I was preparing my ice breaker speech for the toastmaster meeting tomorrow. I found that it is quite hard to condense all the material into 5 minutes. There are so many things I want to talk about myself. I had picked school as the mean to describe my character. I always believe the importance of education in shaping the personality of a man. I had picked a few anecdotes from Lasalle days, Appleby and Waterloo days to illustrate the real me. At this moment, I’m still struggle to organize my speech. Maybe I’ll just give it one more practice and then go to bed. I had already spent 2 hours but still couldn’t speak fluently. To become a good public speaker really require lots of hard work and practice, unless you are born with this talent.
What is freedom? Does a person has the right to think freely and act freely as long as it doesn’t cause any harm to anyone? In a relationship, why both partner had to think alike and act alike? Can two people with totally different character be in love and live happily and peacefully together? I think such relationship can exist, if both partners learn how to respect the other half. One of the evils of religions is that even though they all claim they are teaching tolerance, but in fact they all decline the right to exist of any thoughts contradicts to their core believes. Why can’t a good christian fall asleep in church if the priest is boring and he is tired? If God truly don’t want people fall asleep in church, he should simply keep everyone awake with supernatural means. I just couldn’t understand why Pat make such a big fuss about me sleeping in mass?

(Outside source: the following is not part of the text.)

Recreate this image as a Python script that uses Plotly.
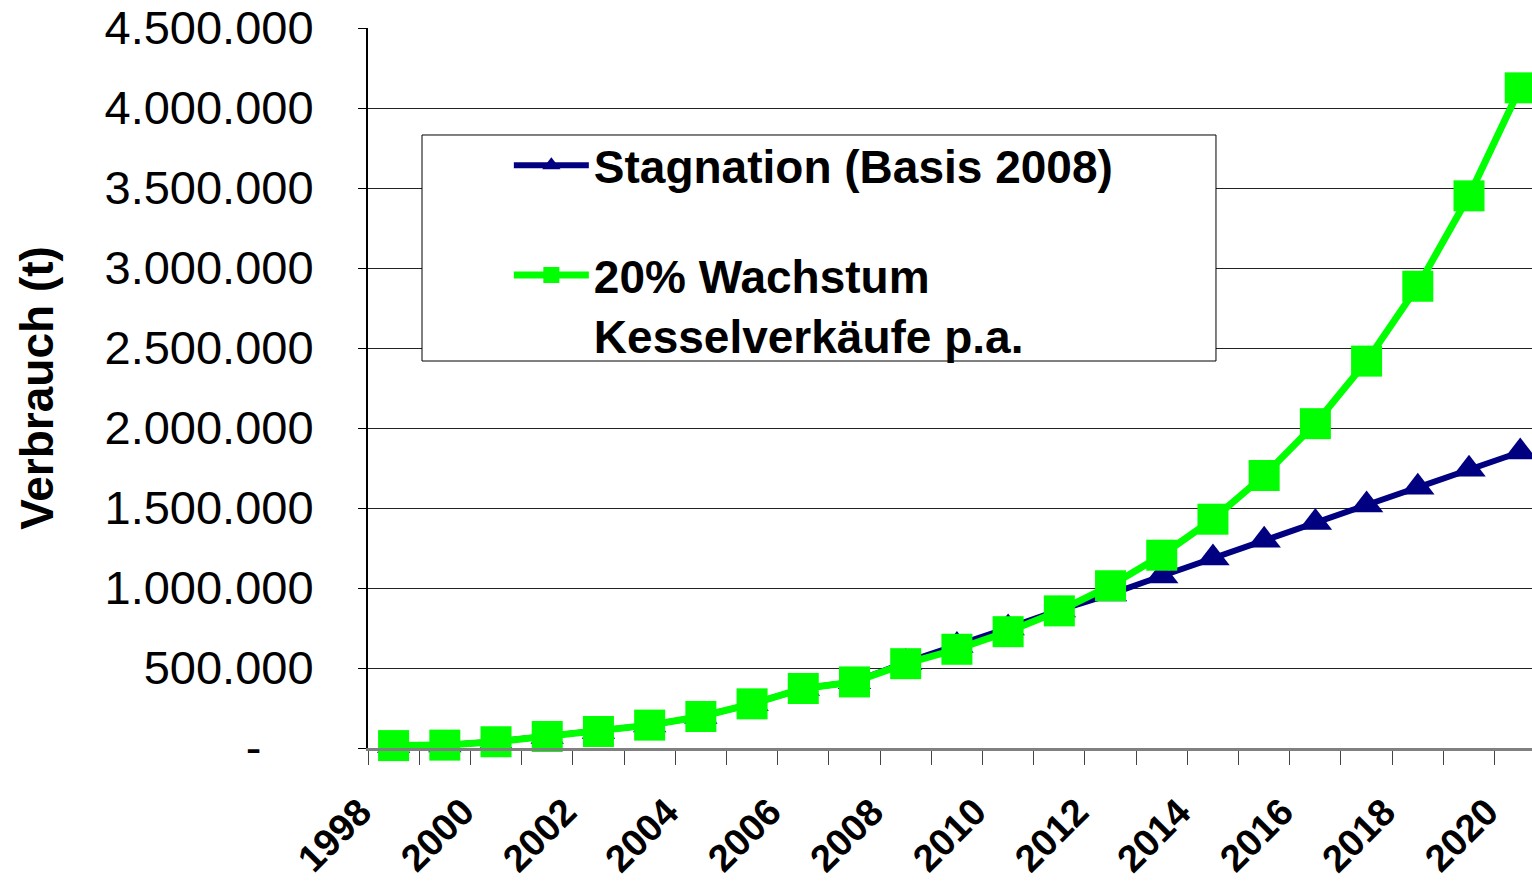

It has been a long day today. I had to wake up early in the morning to attend the ordination of deacon ceremony of Br. Anthony Ho at the Holy Rosary Cathedral in downtown. I have to pick up Pat and her friends as well. It was so rush that I don’t even have time for having a breakfast. Luckily we arrived on time, but church is already very full. We had to squeeze in between nice people who are willing to pack closer with each other. Ordination of deacon is the final step before becoming a Catholic priest. In layman’s term, it is equivalent to the engagement as the priesthood is equivalent to marriage. Today is a big day for the archdiocese of Vancouver since it the first time in 20 years having 5 brothers being ordinate at the same time. According to the history of the Vancouver archdiocese, it had only two occasion with 5 brothers graduated in the same year. In both years, one of the 5 brothers end up being an archbishop later in their career. I wonder who will be the the future archbishop among these five brothers? Could he be Br. Anthony? He definitely meet one of the requirements of being an archbishop, his preaching is quite boring. The ceremony is a mass hosted by the Archbishop and there were at least 30 fathers co-host today’s mass. I had never seen that many fathers under the same roof in my life, quite a spectacular view. As usual, the homily of Archbishop is extremely boring and I fell asleep most of the time. The actually ritual of ordination is less fancy than I had expected, probably as uninteresting as the ritual of my own confirmation. After the mass, we went over to congratulate Br. Anthony, but it was so crowded that we couldn’t really talk with him other than giving him the gift. So we left him alone and went to have lunch with a group of church friends in Robson street.